The group recorded her song "Lady-O", it charted. Then David Geffen called. It all could have worked out differently and based upon these records it should have. Blaming Geffen would be easy, but Sills was damaged goods and had trouble being an opening act, though she opened for David Crosby and Graham Nash among others (Nash produced the single "Jesus Was a Cross Maker). The elevated sense of self that helped produce these gems from the trash bin of her life (with a lift from some peyote), probably also prevented her from seeing the value of being an opening act. After all, she'd gone from nothing to being Asylum's first signed act! Perhaps it was all too easy (written ironically) but more likely she was fragile and broken and couldn't absorb yet more failure.

So you have a long forgotten gem (though an album still revered a friend tells me by many of today's top young L.A. area talents), engineered by the great Henry Lewy, superbly reissued on double 45 rpm vinyl cut from the original analog tapes by Kevin Gray and Tip-On gatefold jacket packaged too.
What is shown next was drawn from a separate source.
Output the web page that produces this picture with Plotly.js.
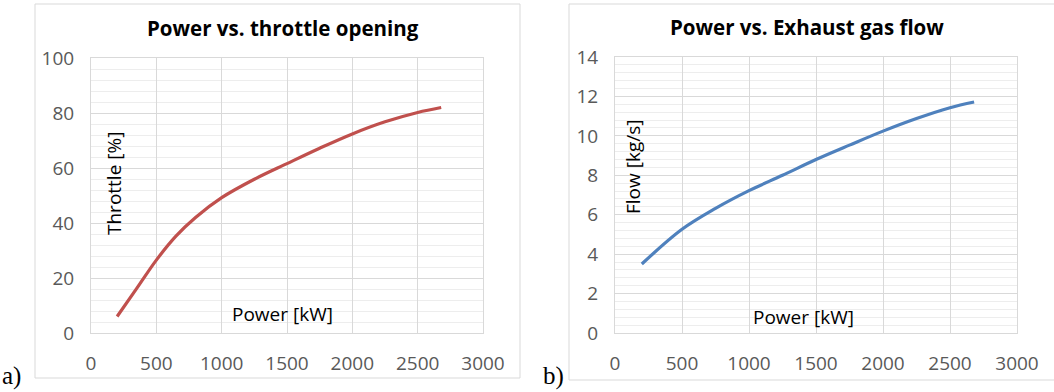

For hippie era listeners unfamiliar with Sill this will be like a detour up an unfamiliar Laurel Canyon road circa 1970. For younger listeners it's yet another reminder that that era was one of vast riches, some of which remain untapped to this day. It was an era that produced both superstars and equally talented tragic figures. When you look at who was involved in producing, arranging, recording and releasing this album it was a 100% "can't miss". That's part of the cult of Judee Sill. By the way, originals regularly go for more than the cost of this Intervention reissue and they do not sound as good.